THE only Jaguar to win the Bathurst 1000 across the event’s six-decade history has been placed on the market.

Tom Walkinshaw Racing ran the car’s factory touring car program in the early 1980s, fielding a Group A version of the V12-engined XJ-S model in the European Touring Car Championship.

Chassis 004 formed a key part of that campaign, culminating with victory for Walkinshaw, Win Percy and Hans Heyer in the crown-jewel Spa 24 Hours in 1984, a win that underpinned the Scot’s triumph in the ETCC driver’s championship.

In 1985, 004 was part of the trio of Jaguars that descended on Mount Panorama in a bold bid to win the first edition of the Bathurst 1000 run to Group A rules.

Chassis 004 was slated for TWR favourite Armin Hahne to share with Australian legend John Goss as the #10 entry, with the assault led by the #8 car of Walkinshaw/Percy, while Jeff Allam and Ron Dickson drove the #9 car.

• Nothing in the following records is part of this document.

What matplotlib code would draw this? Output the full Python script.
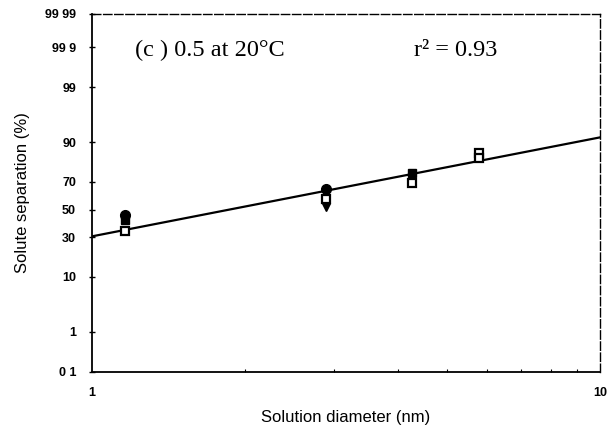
import numpy as np
import matplotlib
matplotlib.use("Agg")
import matplotlib.pyplot as plt
from statistics import NormalDist

# ---- data ----
y_ticks = [0.1, 1, 10, 30, 50, 70, 90, 99, 99.9, 99.99]
y_tick_labels = ["0 1", "1", "10", "30", "50", "70", "90", "99", "99 9", "99 99"]
x_ticks = [1, 10]
x_tick_labels = ["1", "10"]

filled_circle_x = [1.16, 2.89]
filled_circle_y = [45.8, 65.0]
filled_square_x = [1.16, 4.27]
filled_square_y = [42.0, 75.6]
open_square_x = [1.16, 2.89, 4.27, 5.78, 5.78]
open_square_y = [34.0, 58.0, 69.0, 86.0, 83.5]
filled_tri_x = [2.89]
filled_tri_y = [52.0]

fit_x = [1, 10]
fit_y = [30.5, 91.5]

# ---- probability scale ----
_nd = NormalDist()
_vinv = np.vectorize(_nd.inv_cdf, otypes=[float])
_vcdf = np.vectorize(_nd.cdf, otypes=[float])
def fwd(p):
    p = np.asarray(p, dtype=float)
    q = np.clip(p / 100.0, 1e-9, 1 - 1e-9)
    return _vinv(q)
def inv(z):
    z = np.asarray(z, dtype=float)
    return _vcdf(z) * 100.0

fig = plt.figure(figsize=(6.11, 4.36), dpi=100)
ax = fig.add_axes([92/611, 1 - 372/436, 508/611, 358/436])
ax.set_xscale("log")
ax.set_yscale("function", functions=(fwd, inv))
ax.set_xlim(1, 10)
ax.set_ylim(0.1, 99.99)

ax.plot(fit_x, fit_y, color="black", lw=1.6, zorder=2)
ax.plot(open_square_x, open_square_y, ls="none", marker="s", ms=6, mfc="white",
        mec="black", mew=1.6, zorder=3)
ax.plot(filled_square_x, filled_square_y, ls="none", marker="s", ms=6, color="black", zorder=4)
ax.plot(filled_circle_x, filled_circle_y, ls="none", marker="o", ms=7, color="black", zorder=4)
ax.plot(filled_tri_x, filled_tri_y, ls="none", marker="v", ms=6, color="black", zorder=4)

ax.set_yticks(y_ticks)
ax.set_yticklabels(y_tick_labels)
ax.yaxis.set_minor_locator(matplotlib.ticker.NullLocator())
ax.set_xticks(x_ticks)
ax.set_xticklabels(x_tick_labels)
ax.xaxis.set_minor_locator(matplotlib.ticker.LogLocator(subs=np.arange(2, 10)))
ax.xaxis.set_minor_formatter(matplotlib.ticker.NullFormatter())

for lab in ax.get_yticklabels() + ax.get_xticklabels():
    lab.set_fontfamily("Liberation Sans")
    lab.set_fontweight("bold")
    lab.set_fontsize(9)
ax.tick_params(axis="y", which="major", direction="inout", length=5, width=1, pad=9)
ax.tick_params(axis="x", which="major", direction="in", length=0, pad=11)
ax.tick_params(axis="x", which="minor", direction="in", length=2, width=0.8)

for s in ["left", "bottom"]:
    ax.spines[s].set_linewidth(1.3)
for s in ["top", "right"]:
    ax.spines[s].set_linewidth(1.0)
    ax.spines[s].set_linestyle((0, (6, 2)))

ax.set_ylabel("Solute separation (%)", fontfamily="Liberation Sans", fontsize=12, labelpad=11)
ax.set_xlabel("Solution diameter (nm)", fontfamily="Liberation Sans", fontsize=12, labelpad=8)

fig.text(135/611, 1 - 50/436, "(c ) 0.5 at 20°C", fontfamily="Liberation Serif",
         fontsize=17.5, va="center", ha="left")
fig.text(414/611, 1 - 50/436, "r² = 0.93", fontfamily="Liberation Serif",
         fontsize=17.5, va="center", ha="left")

fig.savefig("out.png", dpi=100)
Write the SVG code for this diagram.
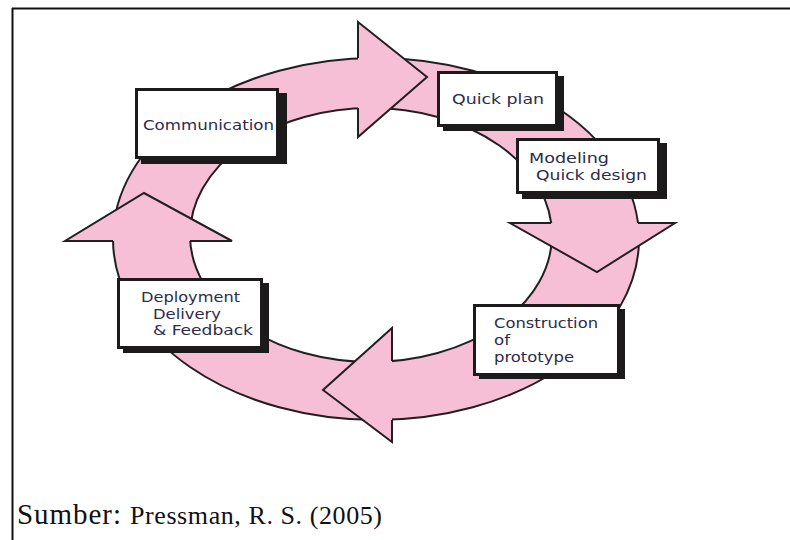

Walkinshaw led early from pole but encountered engine issues while the #9 car retired early, so it was Hahne and Goss aboard 004 who emerged as the Jaguar squad’s best hope of victory.

Battling a broken seat, the pair clung on to take a famous victory that proved to be the Jaguar’s last major win in Group A touring car racing.

Hahne and Goss accept the spoils on the Mount Panorama podium. Pic: an1images.com / Dale Rodgers

Chassis 004 was supposed to return to Bathurst in 1986 to defend its crown, but the late collapse of a sponsorship deal meant the works Jaguars were withdrawals, a year that also marked the XJ-S coupe’s final year of Group A homologation.

For a swansong, TWR fielded 004 in the Fuji 5 Hours and, courtesy of a temporary homologation extension, the Nissan-Mobil 500 series in New Zealand in early 1987.

Piloted by Hahne and Denny Hulme, 004’s racing life ended at Wellington when a blown tyre caused the German to crash, and the damage was too extensive to repair in time for the following weekend at Pukekohe.

The car went back to TWR headquarters in England where it was fully repaired, and it remained with the team until 1989 when it was sold to a private owner, and the car passed through the hands of an oil and gas millionaire before Australian Jaguar enthusiast Mike Roddy purchased the car in 2006.

While the car had hit the racetrack just once with its previous owner, Roddy has regularly campaigned 004 in historic racing events around Australia during his nearly two decades as its custodian.

Most recently, Roddy brought the car back to England to take part in this year’s Goodwood Festival of Speed, where it was reunited with its Bathurst-winning driving crew for demonstration runs up the event’s hillclimb.